While spending time in western Minnesota’s Big Stone County recently, I came across a lot of talk about food deserts—those places where people don’t have good access to healthy, affordable food. But while interviewing LSP organizer Rebecca Terk for this week’s podcast, an interesting twist emerged: a type of food desert can exist even when plenty of vittles are being raised literally right in people’s backyards. It turns out a transportation system that’s great at putting Florida tomatoes in Minnesota grocery stores in the middle of February isn’t so good at getting green beans from Clinton to Ortonville.

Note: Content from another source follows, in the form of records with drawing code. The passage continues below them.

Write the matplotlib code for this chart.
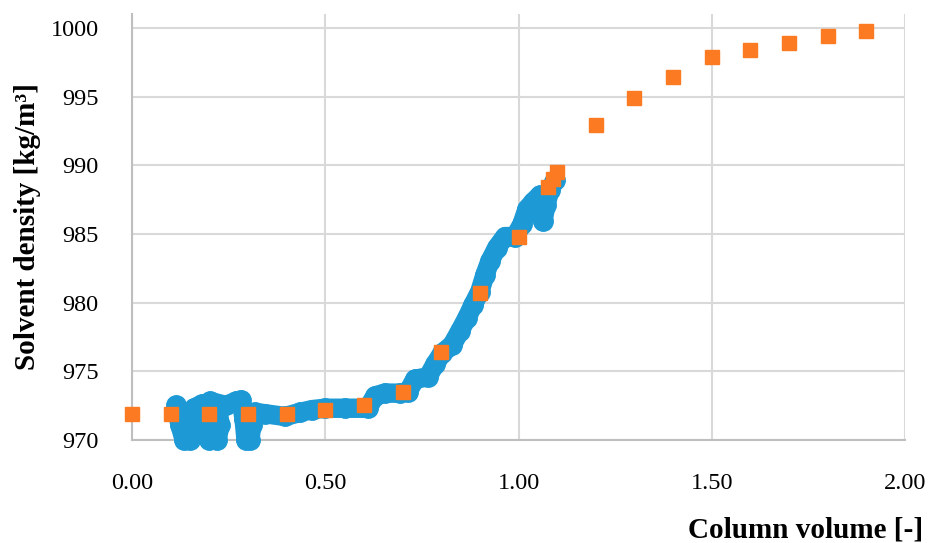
import matplotlib
matplotlib.use("Agg")
import matplotlib.pyplot as plt

# Measured column outlet density (blue trace)
cv_measured = [0.114, 0.124, 0.135, 0.150, 0.155, 0.160, 0.181, 0.191, 0.199, 0.220,
               0.228, 0.222, 0.202, 0.243, 0.269, 0.282, 0.290, 0.295, 0.305, 0.310,
               0.318, 0.344, 0.396, 0.435, 0.466, 0.499, 0.551, 0.610, 0.629, 0.654,
               0.693, 0.714, 0.732, 0.766, 0.784, 0.802, 0.828, 0.848, 0.867, 0.882,
               0.900, 0.913, 0.926, 0.944, 0.965, 0.991, 1.009, 1.022, 1.037, 1.055,
               1.063, 1.063, 1.071, 1.081, 1.094]
rho_measured = [972.5, 971.1, 970.0, 970.0, 971.1, 972.3, 972.6, 971.5, 970.0, 970.0,
                971.1, 972.2, 972.8, 972.5, 972.8, 972.9, 971.5, 970.0, 970.0, 971.1,
                972.0, 971.9, 971.7, 972.0, 972.2, 972.3, 972.3, 972.3, 973.2, 973.4,
                973.4, 973.5, 974.4, 974.6, 975.5, 976.3, 976.9, 977.9, 978.9, 979.8,
                980.8, 982.0, 983.0, 984.0, 984.8, 984.8, 985.7, 986.8, 987.3, 987.8,
                987.1, 985.9, 987.1, 988.2, 988.9]

# Model density (orange squares)
cv_model = [0.0, 0.1, 0.2, 0.3, 0.4, 0.5, 0.6, 0.7, 0.8, 0.9, 1.0,
            1.075, 1.09, 1.1, 1.2, 1.3, 1.4, 1.5, 1.6, 1.7, 1.8, 1.9]
rho_model = [971.9, 971.9, 971.9, 971.9, 971.9, 972.2, 972.5, 973.5, 976.4, 980.7, 984.8,
             988.4, 989.0, 989.5, 992.9, 994.9, 996.4, 997.9, 998.4, 998.9, 999.4, 999.8]

x_ticks = [0.0, 0.5, 1.0, 1.5, 2.0]
x_ticklabels = ["0.00", "0.50", "1.00", "1.50", "2.00"]
y_ticks = [970, 975, 980, 985, 990, 995, 1000]

plt.rcParams['font.family'] = ['Liberation Serif', 'DejaVu Serif']

fig = plt.figure(figsize=(9.33, 5.43), dpi=100)
ax = fig.add_axes([0.1415, 0.19, 0.8285, 0.784])

blue = '#1d9ad6'
orange = '#fc7b22'

ax.plot(cv_measured, rho_measured, color=blue, lw=14, marker='o', ms=14,
        solid_capstyle='round', solid_joinstyle='round', clip_on=False, zorder=3)
ax.plot(cv_model, rho_model, ls='none', marker='s', ms=10, color=orange,
        clip_on=False, zorder=4)

ax.set_xlim(0, 2)
ax.set_ylim(970, 1001)
ax.set_xticks(x_ticks)
ax.set_xticklabels(x_ticklabels)
ax.set_yticks(y_ticks)
ax.tick_params(length=0, labelsize=17.5, colors='black')
ax.tick_params(axis='x', pad=24)
ax.tick_params(axis='y', pad=24)

ax.grid(True, color='#d9d9d9', lw=1.5)
ax.set_axisbelow(True)
for s in ['top', 'right']:
    ax.spines[s].set_visible(False)
for s in ['left', 'bottom']:
    ax.spines[s].set_color('#bfbfbf')
    ax.spines[s].set_linewidth(1.5)

fig.text(0.029, 0.582, "Solvent density [kg/m³]", fontsize=21, fontweight='bold',
         rotation=90, ha='center', va='center')
fig.text(0.989, 0.024, "Column volume [-]", fontsize=21, fontweight='bold',
         ha='right', va='center')

fig.savefig("out.png", dpi=100)
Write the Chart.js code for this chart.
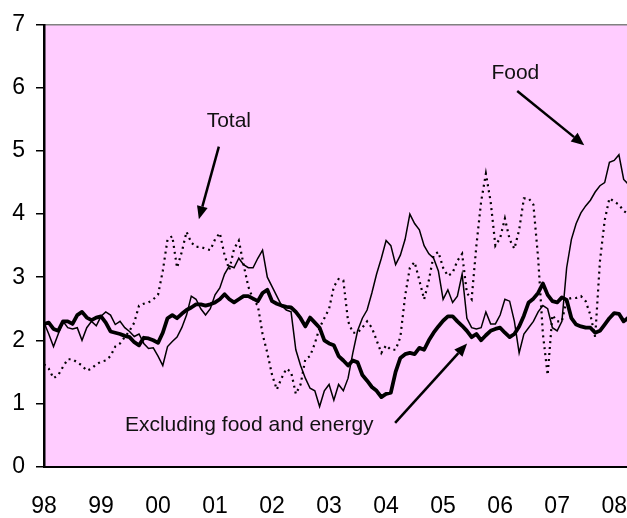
<!DOCTYPE html>
<html>
<head>
<meta charset="utf-8">
<script src="https://cdn.jsdelivr.net/npm/chart.js@4"></script>
<style>
html,body{margin:0;padding:0;background:#fff;overflow:hidden;}
#wrap{width:627px;height:518px;position:relative;}
</style>
</head>
<body>
<div id="wrap"><canvas id="c"></canvas></div>
<script>
// Month index 0 = Jan 1998
const yearLabels = ["98","99","00","01","02","03","04","05","06","07","08"];
const yTicks = [0,1,2,3,4,5,6,7];

const core = [2.26,2.28,2.18,2.15,2.3,2.3,2.26,2.4,2.45,2.36,2.32,2.36,
2.38,2.28,2.14,2.12,2.1,2.07,2.05,1.97,1.92,2.04,2.03,2.0,
1.96,2.12,2.35,2.4,2.35,2.42,2.48,2.52,2.57,2.57,2.55,2.57,
2.6,2.65,2.73,2.65,2.6,2.65,2.7,2.7,2.66,2.62,2.75,2.8,
2.62,2.58,2.55,2.53,2.52,2.45,2.35,2.22,2.36,2.28,2.2,2.0,
1.95,1.92,1.75,1.68,1.6,1.68,1.65,1.45,1.36,1.26,1.2,1.1,
1.15,1.17,1.5,1.72,1.78,1.8,1.78,1.88,1.85,2.0,2.12,2.22,
2.31,2.38,2.38,2.3,2.23,2.15,2.05,2.1,2.0,2.08,2.15,2.18,
2.2,2.12,2.05,2.1,2.22,2.39,2.6,2.66,2.75,2.9,2.72,2.62,
2.6,2.68,2.64,2.35,2.25,2.22,2.2,2.2,2.12,2.15,2.25,2.35,
2.43,2.42,2.3,2.36];

const food = [2.28,2.1,1.9,2.1,2.3,2.2,2.18,2.2,2.0,2.2,2.3,2.23,
2.38,2.45,2.4,2.25,2.3,2.2,2.14,2.06,2.1,1.95,1.87,1.88,
1.75,1.6,1.9,1.98,2.05,2.2,2.4,2.7,2.65,2.5,2.4,2.5,
2.72,2.83,3.05,3.18,3.15,3.3,3.2,3.15,3.15,3.3,3.43,3.0,
2.85,2.7,2.55,2.48,2.45,1.85,1.6,1.4,1.24,1.2,0.95,1.2,
1.3,1.05,1.3,1.2,1.4,1.8,2.15,2.35,2.48,2.75,3.05,3.3,
3.58,3.5,3.2,3.35,3.6,4.0,3.85,3.75,3.5,3.37,3.3,3.1,
2.65,2.8,2.6,2.7,3.05,2.35,2.2,2.18,2.2,2.45,2.26,2.26,
2.4,2.65,2.62,2.3,1.8,2.1,2.2,2.3,2.45,2.55,2.5,2.2,
2.15,2.3,3.15,3.6,3.85,4.02,4.13,4.22,4.35,4.45,4.5,4.82,
4.85,4.94,4.55,4.47];

const total = [1.62,1.55,1.4,1.45,1.58,1.7,1.7,1.65,1.6,1.52,1.55,1.62,
1.66,1.68,1.75,1.9,1.95,2.05,2.15,2.28,2.55,2.58,2.6,2.65,
2.72,3.1,3.6,3.65,3.15,3.4,3.72,3.55,3.48,3.48,3.45,3.43,
3.6,3.7,3.35,3.12,3.45,3.58,3.2,2.85,2.65,2.55,2.1,1.8,
1.45,1.22,1.4,1.55,1.5,1.15,1.3,1.7,1.75,1.95,2.2,2.35,
2.5,2.85,2.97,2.95,2.3,2.12,2.12,2.2,2.3,2.2,2.0,1.8,
1.92,1.85,1.85,2.05,2.7,3.15,3.24,2.95,2.65,2.95,3.35,3.4,
3.15,3.02,3.07,3.26,3.37,2.75,2.65,3.5,4.2,4.64,4.2,3.5,
3.62,3.93,3.6,3.45,3.75,4.25,4.25,4.15,3.3,2.1,1.45,2.4,
2.3,2.3,2.65,2.67,2.67,2.7,2.62,2.4,2.05,3.25,3.9,4.25,
4.2,4.15,4.05,4.0];

const toPts = arr => arr.map((v,i)=>({x:i,y:v}));
const FONT = "Arial, 'Liberation Sans', sans-serif";

// annotations in data coordinates (month index, value)
const notes = [
  {text:"Total", at:[38.9,5.48], from:[36.8,5.07], to:[32.6,3.92]},
  {text:"Food", at:[99.2,6.24], from:[99.6,5.95], to:[113.7,5.09]},
  {text:"Excluding food and energy", at:[43.2,0.65], from:[73.9,0.69], to:[89.05,1.95]}
];

const bgPlugin = {
  id:'bg',
  beforeDraw(chart){
    const {ctx, chartArea:a} = chart;
    ctx.save();
    ctx.fillStyle = '#ffccff';
    ctx.fillRect(a.left, a.top, a.right-a.left, a.bottom-a.top);
    ctx.strokeStyle = '#808080';
    ctx.lineWidth = 1.5;
    ctx.beginPath();
    ctx.moveTo(a.left, a.top); ctx.lineTo(a.right, a.top);
    ctx.stroke();
    ctx.restore();
  }
};

const notePlugin = {
  id:'notes',
  afterDatasetsDraw(chart){
    const {ctx, scales:{x,y}} = chart;
    ctx.save();
    ctx.font = "21px " + FONT;
    ctx.fillStyle = '#111';
    ctx.textAlign = 'center';
    ctx.textBaseline = 'middle';
    for (const n of notes){
      ctx.fillText(n.text, x.getPixelForValue(n.at[0]), y.getPixelForValue(n.at[1]));
      const x1 = x.getPixelForValue(n.from[0]), y1 = y.getPixelForValue(n.from[1]);
      const x2 = x.getPixelForValue(n.to[0]), y2 = y.getPixelForValue(n.to[1]);
      const ang = Math.atan2(y2-y1, x2-x1);
      const hl = 13, hw = 5.5;
      const bx = x2 - hl*Math.cos(ang), by = y2 - hl*Math.sin(ang);
      ctx.strokeStyle = '#000'; ctx.lineWidth = 2.5;
      ctx.beginPath(); ctx.moveTo(x1,y1); ctx.lineTo(bx,by); ctx.stroke();
      ctx.fillStyle = '#000';
      ctx.beginPath();
      ctx.moveTo(x2,y2);
      ctx.lineTo(bx + hw*Math.sin(ang), by - hw*Math.cos(ang));
      ctx.lineTo(bx - hw*Math.sin(ang), by + hw*Math.cos(ang));
      ctx.closePath(); ctx.fill();
      ctx.fillStyle = '#111';
    }
    ctx.restore();
  }
};

new Chart(document.getElementById('c'), {
  type:'line',
  data:{
    datasets:[
      {label:'Total', data:toPts(total), borderColor:'#000', borderWidth:2.2, borderDash:[2,4], borderCapStyle:'butt', pointRadius:0, tension:0, fill:false},
      {label:'Food', data:toPts(food), borderColor:'#000', borderWidth:1.5, pointRadius:0, tension:0, fill:false},
      {label:'Excluding food and energy', data:toPts(core), borderColor:'#000', borderWidth:3.8, pointRadius:0, tension:0, fill:false, borderJoinStyle:'round'}
    ]
  },
  options:{
    responsive:true,
    maintainAspectRatio:false,
    animation:false,
    layout:{padding:{top:22,left:0,right:0,bottom:0}},
    plugins:{legend:{display:false}, tooltip:{enabled:false}},
    scales:{
      x:{
        type:'linear', min:0, max:122.7,
        afterBuildTicks(s){ s.ticks = yearLabels.map((l,i)=>({value:i*12})); },
        afterFit(s){ s.height = 51.5; s.paddingLeft = 0; s.paddingRight = 0; },
        grid:{display:false},
        border:{display:true, color:'#000', width:2},
        ticks:{
          autoSkip:false, maxRotation:0, padding:18, color:'#000',
          font:{family:FONT, size:23},
          callback:(v)=> yearLabels[Math.round(v/12)]
        }
      },
      y:{
        type:'linear', min:0, max:7,
        afterBuildTicks(s){ s.ticks = yTicks.map(v=>({value:v})); },
        afterFit(s){ s.width = 44; },
        grid:{drawOnChartArea:false, tickLength:8, color:'#000', lineWidth:1.5},
        border:{display:true, color:'#000', width:2.5},
        ticks:{padding:11, color:'#000', font:{family:FONT, size:23}}
      }
    }
  },
  plugins:[bgPlugin, notePlugin]
});
</script>
</body>
</html>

That’s too bad, because as Terk points out, there’s an impressive array of food produced locally in places like Big Stone County, which fits the USDA’s definition of a food desert since a large proportion of the population lives more than five miles from a grocery store.
“There’s a huge amount of food that is produced in this area, whether it be through home gardens, market gardens, truck gardens or whatever. Every shelter belt has a plum tree and farmsteads have apple trees,” she told me. “If food comes from a farm, which it does, and if food comes from gardens and people’s farmsteads, we’re actually quite a huge food production area.”
And a lot of that food is shared amongst friends, neighbors and relatives in transactions where little or no money is exchanged. In effect, such an informal food distribution network provides a significant source of food security for low income residents and people on fixed incomes such as the elderly.
This hyper-localized food system provides ample evidence that rural Minnesota can produce much more than corn and soybeans. The bad news is newer residents to a place like Big Stone County usually don’t have access to this insular network, which is characterized by older people teaching younger ones the skills of raising, preserving, storing and preparing fresh, whole foods. In addition, such a tightly-knit system is limited in its ability to support extensive economic development in the area.
That’s why, as we covered in this blog last week, one idea is to use a vacant restaurant on the Main Street of the tiny town of Clinton as a place where food handling skills can be taught and inter-generational connections re-forged.
But Big Stone County can’t be its only customer if local food is to generate wealth in the region in the long term. Like most counties in Minnesota’s farming region, its rich soil can produce much more fruits, vegetables and livestock products than can be consumed locally. That’s why it’s so critical to have a transportation system that is as good at getting potatoes from a farm in Beardsley to a store in Graceville as it is at shipping those taters to the Twin Cities.
“We need to figure out what to do with that excess,” said Terk. “That’s where we get into discussions of that infrastructure that’s needed for storage, for aggregation, distribution—all of those questions that are really huge everywhere in local foods work.”
Especially with today’s volatile fuel prices, transportation is no longer something that can be taken for granted, said Terry VanDerPol.
“When farmers began developing these direct-from-the-farm markets a few years ago, the attitude was, ‘Do whatever it takes to make it work,’ ” said VanDerPol, who, along with being LSP’s Community Based Food Systems Director, is also a beef producer who direct markets. “But as this sector of the economy grows and matures, it’s become clear activities such as transportation can benefit from closer scrutiny and maybe even some pooling of resources.”
Farmers are finding that the hours (and resources) spent hauling the fruits of their labor would be much better spent on the farm doing what they do best: raising food. So during the past year, LSP has been holding workshops for farmers to help them determine first, how much it’s costing them to haul product from Point A to Point B, and second, what options there may be in their region for spending less time behind the wheel.
Figuring this transportation issue out could go a long ways toward making some of our food deserts a little more green.